_Supplied records_:
===============
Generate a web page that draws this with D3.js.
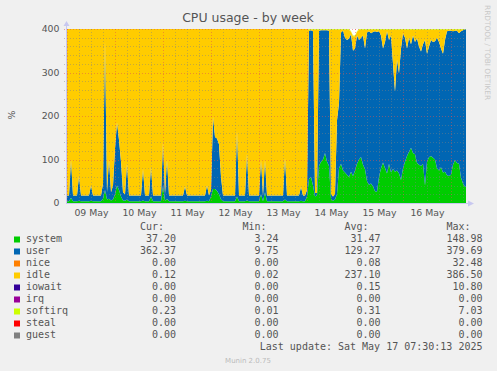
<!DOCTYPE html>
<html>
<head>
<meta charset="utf-8">
<script src="https://cdn.jsdelivr.net/npm/d3@7"></script>
<style>
body { margin: 0; background: #f0f0f0; }
svg { display: block; }
text { font-family: "DejaVu Sans", sans-serif; fill: #555; }
.mono { font-family: "DejaVu Sans Mono", monospace; font-size: 10px; }
</style>
</head>
<body>
<svg id="chart" width="497" height="371"></svg>
<script>
// one sample per hour, starting May 8 23:00
const startTime = new Date(2025, 4, 8, 23)

const system = [
    4,
    4,4,12,4,4,4,5,4,4,4,4,4,5,4,4,4,4,4,10,30,8,10,6,8,
    20,40,30,15,6,5,8,4,4,4,4,4,4,4,6,4,4,4,15,4,4,4,4,4,
    40,5,10,4,4,4,4,4,4,4,4,5,4,4,4,4,4,4,4,4,4,4,5,4,
    15,32,32,28,20,8,4,4,4,4,4,4,4,15,4,4,4,4,6,4,4,4,4,4,
    4,20,4,25,4,4,4,4,4,4,4,4,4,8,4,4,4,4,4,4,4,5,4,4,
    15,55,60,40,15,18,85,95,100,115,95,85,10,5,8,20,80,90,75,70,65,60,72,62,
    75,90,100,106,88,78,50,42,45,38,27,26,60,80,93,80,68,90,70,78,72,75,68,53,
    80,95,108,118,127,115,112,92,88,85,90,40,95,105,108,104,100,80,75,82,70,72,64,62,
    65,88,98,92,90,58,45,37.2,37.2
]
const user = [
    13,
    13,13,88,13,13,13,57,13,13,13,13,13,35,13,13,13,13,13,35,343,17,90,19,32,
    105,145,115,80,19,15,82,13,13,13,13,13,13,13,72,13,13,13,68,13,13,13,13,13,
    100,15,90,13,13,13,13,13,13,13,13,33,13,13,13,13,13,13,13,13,13,13,35,13,
    15,166,120,120,115,52,13,13,13,13,13,13,13,150,13,13,13,13,108,13,13,13,13,13,
    13,79,13,74,13,13,13,13,13,13,13,13,13,95,13,13,13,13,13,13,13,32,13,13,
    15,341,337,355,8,5,311,302,297,282,302,311,10,10,12,170,150,302,321,310,310,318,316,288,
    280,295,275,274,297,277,342,353,345,355,368,367,335,305,262,290,327,285,315,242,184,255,230,302,
    310,285,247,262,238,270,258,286,272,263,275,335,248,255,267,266,272,300,295,273,273,303,331,334,
    331,307,298,304,300,337,352,362.4,362.4
]
const idle = [
    382.8,
    382.8,382.8,299.8,382.8,382.8,382.8,337.8,382.8,382.8,382.8,382.8,382.8,359.8,382.8,382.8,382.8,382.8,382.8,354.8,26.8,374.8,299.8,374.8,359.8,
    274.8,214.8,254.8,304.8,374.8,379.8,309.8,382.8,382.8,382.8,382.8,382.8,382.8,382.8,321.8,382.8,382.8,382.8,316.8,382.8,382.8,382.8,382.8,382.8,
    259.8,379.8,299.8,382.8,382.8,382.8,382.8,382.8,382.8,382.8,382.8,361.8,382.8,382.8,382.8,382.8,382.8,382.8,382.8,382.8,382.8,382.8,359.8,382.8,
    369.8,201.8,247.8,251.8,264.8,339.8,382.8,382.8,382.8,382.8,382.8,382.8,382.8,234.8,382.8,382.8,382.8,382.8,285.8,382.8,382.8,382.8,382.8,382.8,
    382.8,300.8,382.8,300.8,382.8,382.8,382.8,382.8,382.8,382.8,382.8,382.8,382.8,296.8,382.8,382.8,382.8,382.8,382.8,382.8,382.8,362.8,382.8,382.8,
    369.8,2.5,1.5,3.5,375.5,375.5,2.5,1.5,1.5,1.5,1.5,2.5,378.5,383.5,378.5,208.5,168.5,6.5,2.5,18.5,23.5,20.5,5.5,33.5,
    28.5,8.5,23.5,18.5,13.5,43.5,6.5,3.5,8.5,5.5,3.5,5.5,3.5,13.5,43.5,28.5,3.5,23.5,13.5,78.5,142.5,68.5,100.5,43.5,
    8.5,18.5,43.5,18.5,33.5,13.5,28.5,20.5,38.5,50.5,33.5,23.5,55.5,38.5,23.5,28.5,26.5,18.5,28.5,43.5,55.5,23.5,3.5,2.5,
    2.5,3.5,2.5,2.5,8.5,3.5,1.5,0.1,0.1
]
const softirq = [
    0.2,
    0.2,0.2,0.2,0.2,0.2,0.2,0.2,0.2,0.2,0.2,0.2,0.2,0.2,0.2,0.2,0.2,0.2,0.2,0.2,0.2,0.2,0.2,0.2,0.2,
    0.2,0.2,0.2,0.2,0.2,0.2,0.2,0.2,0.2,0.2,0.2,0.2,0.2,0.2,0.2,0.2,0.2,0.2,0.2,0.2,0.2,0.2,0.2,0.2,
    0.2,0.2,0.2,0.2,0.2,0.2,0.2,0.2,0.2,0.2,0.2,0.2,0.2,0.2,0.2,0.2,0.2,0.2,0.2,0.2,0.2,0.2,0.2,0.2,
    0.2,0.2,0.2,0.2,0.2,0.2,0.2,0.2,0.2,0.2,0.2,0.2,0.2,0.2,0.2,0.2,0.2,0.2,0.2,0.2,0.2,0.2,0.2,0.2,
    0.2,0.2,0.2,0.2,0.2,0.2,0.2,0.2,0.2,0.2,0.2,0.2,0.2,0.2,0.2,0.2,0.2,0.2,0.2,0.2,0.2,0.2,0.2,0.2,
    0.2,1.5,1.5,1.5,1.5,1.5,1.5,1.5,1.5,1.5,1.5,1.5,1.5,1.5,1.5,1.5,1.5,1.5,1.5,1.5,1.5,1.5,1.5,1.5,
    1.5,1.5,1.5,1.5,1.5,1.5,1.5,1.5,1.5,1.5,1.5,1.5,1.5,1.5,1.5,1.5,1.5,1.5,1.5,1.5,1.5,1.5,1.5,1.5,
    1.5,1.5,1.5,1.5,1.5,1.5,1.5,1.5,1.5,1.5,1.5,1.5,1.5,1.5,1.5,1.5,1.5,1.5,1.5,1.5,1.5,1.5,1.5,1.5,
    1.5,1.5,1.5,1.5,1.5,1.5,1.5,0.3,0.3
]

const seriesNames = ["system", "user", "nice", "idle", "iowait", "irq", "softirq", "steal", "guest"]
const seriesColors = ["#00CC00", "#0066B3", "#FF8000", "#FFCC00", "#330099", "#990099", "#CCFF00", "#FF0000", "#808080"]
const curValues = [37.20, 362.37, 0.00, 0.12, 0.00, 0.00, 0.23, 0.00, 0.00]
const minValues = [3.24, 9.75, 0.00, 0.02, 0.00, 0.00, 0.01, 0.00, 0.00]
const avgValues = [31.47, 129.27, 0.08, 237.10, 0.15, 0.00, 0.31, 0.00, 0.00]
const maxValues = [148.98, 379.69, 32.48, 386.50, 10.80, 0.00, 7.03, 0.00, 0.00]
const lastUpdate = "Last update: Sat May 17 07:30:13 2025"

const svg = d3.select("#chart")
const plot = { left: 66, right: 466, top: 29, bottom: 203 }

const x = d3.scaleTime()
    .domain([new Date(2025, 4, 8, 23, 30), new Date(2025, 4, 17, 7, 30)])
    .range([plot.left, plot.right])
const y = d3.scaleLinear().domain([0, 400]).range([plot.bottom, plot.top])

const colorOf = name => seriesColors[seriesNames.indexOf(name)]

const rows = system.map((v, i) => ({
    time: d3.timeHour.offset(startTime, i),
    system: v,
    user: user[i],
    idle: idle[i],
    softirq: softirq[i]
}))
const stacked = d3.stack().keys(["system", "user", "idle", "softirq"])(rows)

svg.append("rect")
    .attr("x", plot.left).attr("y", plot.top)
    .attr("width", plot.right - plot.left).attr("height", plot.bottom - plot.top)
    .attr("fill", "#fff")

svg.append("clipPath").attr("id", "clip")
    .append("rect")
    .attr("x", plot.left).attr("y", plot.top)
    .attr("width", plot.right - plot.left).attr("height", plot.bottom - plot.top)

const area = d3.area()
    .x(d => x(d.data.time))
    .y0(d => y(d[0]))
    .y1(d => y(d[1]))

svg.append("g")
    .attr("clip-path", "url(#clip)")
    .selectAll("path")
    .data(stacked)
    .join("path")
    .attr("fill", d => colorOf(d.key))
    .attr("d", area)

// grid
const grid = svg.append("g").attr("shape-rendering", "crispEdges")
const minorColor = "rgba(128,128,128,0.45)"
const majorColor = "rgba(224,80,80,0.5)"
const gridTimes = d3.timeHour.every(6).range(...x.domain())
const isMajor = t => t.getHours() === 0

grid.selectAll(".hgrid")
    .data(y.ticks(20).filter(v => v > 0))
    .join("line")
    .attr("x1", plot.left - 2).attr("x2", plot.right)
    .attr("y1", v => Math.round(y(v)) + 0.5).attr("y2", v => Math.round(y(v)) + 0.5)
    .attr("stroke", v => v % 100 === 0 ? majorColor : minorColor)
    .attr("stroke-dasharray", "1,2")

grid.selectAll(".vgrid")
    .data(gridTimes)
    .join("line")
    .attr("x1", t => Math.round(x(t)) + 0.5).attr("x2", t => Math.round(x(t)) + 0.5)
    .attr("y1", plot.top)
    .attr("y2", t => plot.bottom + (isMajor(t) ? 3 : 2))
    .attr("stroke", t => isMajor(t) ? majorColor : minorColor)
    .attr("stroke-dasharray", "1,2")

// axes
const axisColor = "#C8C8F0"
svg.append("line")
    .attr("x1", plot.left + 0.5).attr("x2", plot.left + 0.5)
    .attr("y1", plot.bottom + 0.5).attr("y2", plot.top - 4)
    .attr("stroke", axisColor)
svg.append("line")
    .attr("x1", plot.left).attr("x2", plot.right + 4)
    .attr("y1", plot.bottom + 0.5).attr("y2", plot.bottom + 0.5)
    .attr("stroke", axisColor)
svg.append("path")
    .attr("d", `M${plot.left - 2.5},${plot.top - 3}L${plot.left + 3.5},${plot.top - 3}L${plot.left + 0.5},${plot.top - 8}Z`)
    .attr("fill", axisColor)
svg.append("path")
    .attr("d", `M${plot.right + 2},${plot.bottom - 2.5}L${plot.right + 2},${plot.bottom + 3.5}L${plot.right + 8},${plot.bottom + 0.5}Z`)
    .attr("fill", axisColor)

svg.append("g").selectAll("text")
    .data(y.ticks(4))
    .join("text")
    .attr("x", 59.5)
    .attr("y", v => y(v) + 3.4)
    .attr("text-anchor", "end")
    .attr("font-size", "9.33px")
    .text(v => v)

svg.append("g").selectAll("text")
    .data(d3.timeDay.range(new Date(2025, 4, 9), new Date(2025, 4, 17)))
    .join("text")
    .attr("x", d => x(d3.timeHour.offset(d, 12)) + 0.5)
    .attr("y", 215.5)
    .attr("text-anchor", "middle")
    .attr("font-size", "9.33px")
    .text(d3.timeFormat("%d %b"))

svg.append("text")
    .attr("transform", "translate(14.5,115) rotate(-90)")
    .attr("text-anchor", "middle")
    .attr("font-size", "9.33px")
    .text("%")

svg.append("text")
    .attr("x", 248).attr("y", 22)
    .attr("text-anchor", "middle")
    .attr("font-size", "12.5px")
    .text("CPU usage - by week")

svg.append("text")
    .attr("transform", "translate(485,5) rotate(90)")
    .attr("font-size", "7.4px")
    .style("fill", "#c8c8c8")
    .text("RRDTOOL / TOBI OETIKER")

// legend
const legend = svg.append("g")
const fmt = d3.format(".2f")
const columns = [
    { title: "Cur:", right: 176, values: curValues },
    { title: "Min:", right: 278.5, values: minValues },
    { title: "Avg:", right: 380.5, values: avgValues },
    { title: "Max:", right: 482.5, values: maxValues }
]

legend.selectAll(".head")
    .data(columns)
    .join("text")
    .attr("class", "mono")
    .attr("x", c => c.right - 12)
    .attr("y", 230)
    .attr("text-anchor", "end")
    .text(c => c.title)

const row = legend.selectAll(".row")
    .data(seriesNames)
    .join("g")
    .attr("transform", (d, i) => `translate(0,${242 + i * 12})`)

row.append("rect")
    .attr("x", 14).attr("y", -5.5)
    .attr("width", 6).attr("height", 6)
    .attr("fill", (d, i) => seriesColors[i])

row.append("text")
    .attr("class", "mono")
    .attr("x", 26)
    .text(d => d)

columns.forEach(c => {
    row.append("text")
        .attr("class", "mono")
        .attr("x", c.right)
        .attr("text-anchor", "end")
        .text((d, i) => fmt(c.values[i]))
})

legend.append("text")
    .attr("class", "mono")
    .attr("x", 482.5).attr("y", 350)
    .attr("text-anchor", "end")
    .text(lastUpdate)

svg.append("text")
    .attr("x", 248).attr("y", 362.5)
    .attr("text-anchor", "middle")
    .attr("font-size", "7px")
    .style("fill", "#bbb")
    .text("Munin 2.0.75")
</script>
</body>
</html>
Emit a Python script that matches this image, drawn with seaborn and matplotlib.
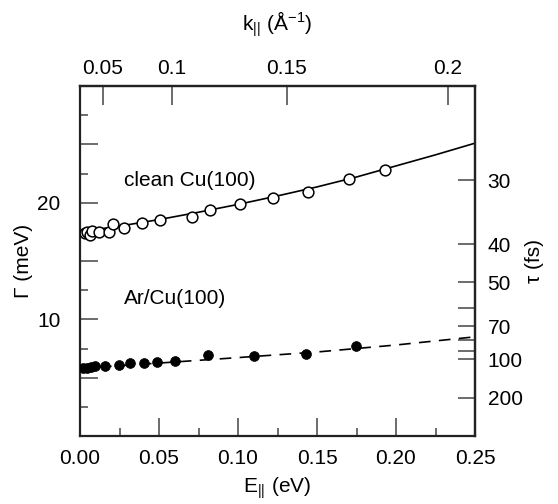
===============
_Stated goal_: Omit every picture, and please return the entries exactly from the first line through the line with "const startTime = new Date(2025, 4, 8, 23)", both included.

_In response_:
Generate a web page that draws this with D3.js.
<!DOCTYPE html>
<html>
<head>
<meta charset="utf-8">
<script src="https://cdn.jsdelivr.net/npm/d3@7"></script>
<style>
body { margin: 0; background: #f0f0f0; }
svg { display: block; }
text { font-family: "DejaVu Sans", sans-serif; fill: #555; }
.mono { font-family: "DejaVu Sans Mono", monospace; font-size: 10px; }
</style>
</head>
<body>
<svg id="chart" width="497" height="371"></svg>
<script>
// one sample per hour, starting May 8 23:00
const startTime = new Date(2025, 4, 8, 23)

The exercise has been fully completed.